Myers v. Gold, 277 Pa.Super. 66, 69, 419 A.2d 663, 664 (1980). See: Austin v. Ridge, 435 Pa. 1, 255 A.2d 123 *157 (1969); Brown v. McLean Trucking Co., 434 Pa. 427, 256 A.2d 606 (1969); Carroll v. Pittsburgh, 368 Pa. 436, 84 A.2d 505 (1951); Buck v. Scott Township, 325 Pa.Super. 148, 472 A.2d 691 (1984); Mattox v. City of Philadelphia, 308 Pa.Super. 111, 454 A.2d 46 (1982); Eldridge v. Melcher, 226 Pa.Super. 381, 313 A.2d 750 (1973).
Hawthorne v. Dravo Corp., Keystone Division, 352 Pa.Super. 359, 365, 508 A.2d 298, 301 (1986).

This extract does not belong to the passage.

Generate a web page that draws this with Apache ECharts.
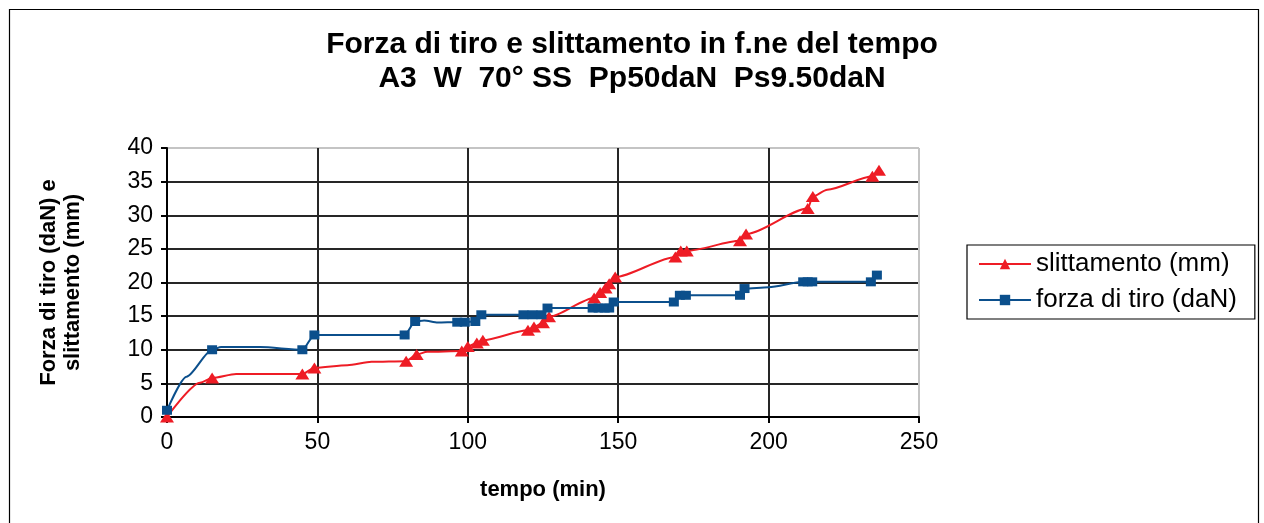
<!DOCTYPE html>
<html>
<head>
<meta charset="utf-8">
<script src="https://cdn.jsdelivr.net/npm/echarts@6/dist/echarts.min.js"></script>
<style>
  html, body { margin: 0; padding: 0; background: #fff; }
  #chart { width: 1264px; height: 523px; }
</style>
</head>
<body>
<div id="chart"></div>
<script>
// Slip (mm) against time (min); slipMarked = 1 where a marker is drawn
const slipTime   = [0, 11, 15, 23, 45, 49, 60, 68, 79.5, 83, 86.5, 98, 100, 103, 105, 120, 122, 125, 127, 142, 144, 145.8, 147, 149, 169, 170.8, 172.8, 190.5, 192.5, 213, 214.7, 219.5, 234.5, 236.7];
const slipMm     = [0, 5.1, 5.8, 6.4, 6.4, 7.3, 7.7, 8.2, 8.3, 9.3, 9.7, 9.8, 10.5, 11.0, 11.4, 12.9, 13.4, 14.0, 14.9, 17.7, 18.5, 19.2, 19.8, 20.8, 23.8, 24.7, 24.7, 26.2, 27.2, 31.0, 32.8, 33.8, 35.8, 36.7];
const slipMarked = [1, 0, 1, 0, 1, 1, 0, 0, 1, 1, 0, 1, 1, 1, 1, 1, 1, 1, 1, 1, 1, 1, 1, 1, 1, 1, 1, 1, 1, 1, 1, 0, 1, 1];

// Pulling force (daN) against time (min)
const pullTime   = [0, 6.5, 15, 18, 31, 45, 49, 79, 82.5, 85.5, 90, 96.5, 99, 102.5, 104.5, 118.5, 121.5, 124.5, 126.5, 141.5, 143.5, 145.5, 147, 148.5, 168.5, 170.5, 172.5, 190.5, 192, 200, 211.5, 213, 214.5, 234, 236];
const pullDaN    = [1.0, 6.0, 10.0, 10.4, 10.4, 10.0, 12.2, 12.2, 14.2, 14.35, 14.05, 14.1, 14.1, 14.2, 15.2, 15.2, 15.2, 15.2, 16.2, 16.2, 16.2, 16.2, 16.2, 17.1, 17.1, 18.1, 18.1, 18.1, 19.1, 19.3, 20.1, 20.1, 20.1, 20.1, 21.1];
const pullMarked = [1, 0, 1, 0, 0, 1, 1, 1, 1, 0, 0, 1, 1, 1, 1, 1, 1, 1, 1, 1, 1, 1, 1, 1, 1, 1, 1, 1, 1, 0, 1, 1, 1, 1, 1];

const seriesNames = ['slittamento (mm)', 'forza di tiro (daN)'];
const xTicks = { min: 0, max: 250, interval: 50 };
const yTicks = { min: 0, max: 40, interval: 5 };

function buildPoints(times, values, marked) {
  return times.map((t, i) => {
    const item = { value: [t, values[i]] };
    if (!marked[i]) item.symbol = 'none';
    return item;
  });
}

const FONT = '"Liberation Sans", Arial, sans-serif';
const GRID_DARK = '#262626';
const GRID_EDGE = '#c4c4c4';

const chart = echarts.init(document.getElementById('chart'), null, { renderer: 'canvas' });

chart.setOption({
  backgroundColor: '#ffffff',
  animation: false,
  textStyle: { fontFamily: FONT, color: '#000' },
  graphic: [{
    type: 'rect',
    left: 7, top: 7,
    shape: { width: 1249, height: 530 },
    style: { fill: 'none', stroke: '#000', lineWidth: 1.2 },
    silent: true,
    z: -1
  }],
  title: {
    text: 'Forza di tiro e slittamento in f.ne del tempo\nA3  W  70° SS  Pp50daN  Ps9.50daN',
    left: 'center',
    top: 28,
    padding: 0,
    textStyle: {
      fontFamily: FONT, fontSize: 30, fontWeight: 'bold', color: '#000',
      lineHeight: 34, align: 'center'
    }
  },
  legend: {
    orient: 'vertical',
    left: 967,
    top: 245,
    padding: [5, 18, 5, 11],
    itemGap: 8,
    itemWidth: 52,
    itemHeight: 13,
    borderColor: '#000',
    borderWidth: 1.2,
    borderRadius: 0,
    textStyle: { fontFamily: FONT, fontSize: 26, color: '#000', lineHeight: 28 },
    data: seriesNames
  },
  grid: {
    left: 167, top: 148, right: 345, bottom: 106,
    containLabel: false
  },
  xAxis: {
    type: 'value',
    min: xTicks.min, max: xTicks.max, interval: xTicks.interval,
    name: 'tempo (min)',
    nameLocation: 'middle',
    nameGap: 62,
    nameTextStyle: { fontFamily: FONT, fontSize: 22, fontWeight: 'bold', color: '#000' },
    axisLine: { show: true, onZero: false, lineStyle: { color: '#000', width: 2 } },
    axisTick: { show: true, length: 6, lineStyle: { color: '#000', width: 2 } },
    axisLabel: { fontFamily: FONT, fontSize: 23, color: '#000', margin: 14 },
    splitLine: {
      show: true,
      lineStyle: { color: [GRID_DARK, GRID_DARK, GRID_DARK, GRID_DARK, GRID_DARK, GRID_EDGE], width: 2 }
    }
  },
  yAxis: {
    type: 'value',
    min: yTicks.min, max: yTicks.max, interval: yTicks.interval,
    name: 'Forza di tiro (daN) e\nslittamento (mm)',
    nameLocation: 'middle',
    nameRotate: 90,
    nameGap: 82,
    nameTextStyle: { fontFamily: FONT, fontSize: 22, fontWeight: 'bold', color: '#000', lineHeight: 24, align: 'center' },
    axisLine: { show: true, lineStyle: { color: '#000', width: 2 } },
    axisTick: { show: true, length: 6, lineStyle: { color: '#000', width: 2 } },
    axisLabel: { fontFamily: FONT, fontSize: 23, color: '#000', margin: 14 },
    splitLine: {
      show: true,
      lineStyle: {
        color: [GRID_DARK, GRID_DARK, GRID_DARK, GRID_DARK, GRID_DARK, GRID_DARK, GRID_DARK, GRID_DARK, GRID_EDGE],
        width: 2
      }
    }
  },
  series: [
    {
      name: seriesNames[0],
      type: 'line',
      data: buildPoints(slipTime, slipMm, slipMarked),
      smooth: 0.25,
      smoothMonotone: 'x',
      symbol: 'triangle',
      symbolSize: [14, 11],
      showAllSymbol: true,
      clip: false,
      lineStyle: { color: '#ee1c25', width: 2 },
      itemStyle: { color: '#ee1c25' },
      z: 3
    },
    {
      name: seriesNames[1],
      type: 'line',
      data: buildPoints(pullTime, pullDaN, pullMarked),
      smooth: 0.25,
      smoothMonotone: 'x',
      symbol: 'rect',
      symbolSize: [10, 9],
      showAllSymbol: true,
      clip: false,
      lineStyle: { color: '#0b4f8c', width: 2 },
      itemStyle: { color: '#0b4f8c' },
      z: 4
    }
  ]
});
</script>
</body>
</html>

The evidence in the instant case was more than adequate to support the jury's verdict. Indeed, the defendant-manufacturer and the seller presented substantial evidence by way of expert testimony that the power press had not been defective or unsafe for its intended use at the time of its design and manufacture by Canron and its sale by Motch. Although this testimony was contradicted by the opinion testimony of Thompson's expert, the conflict was for the jury to resolve. The manufacturer's evidence was adequate to permit the jury to find that the press had not been defectively designed or manufactured when sold to Piper. A reviewing court will not disturb the verdict of the jury merely because, in light of conflicting expert testimony, a different result might have been reached. In addition to evidence regarding the design of the press and the alteration made by the purchaser, evidence was presented which, if believed, permitted the jury to find that the press was being misused at the time Thompson sustained her injuries. In particular, the foreman on duty at the Piper plant on the day Mrs. Thompson was injured testified that the distance between the upper and lower dies of the press had been improperly adjusted, and that Mrs. Thompson had been using the foot pedal to operate the ram despite specific instructions to the contrary by her employer. In light of all of the evidence, we perceive no abuse of discretion in the trial court's determination that the verdict was not contrary to the weight of the evidence.
Judgment affirmed.
NOTES
[1]  Mrs. Thompson's husband had asserted a derivative claim for loss of his wife's consortium.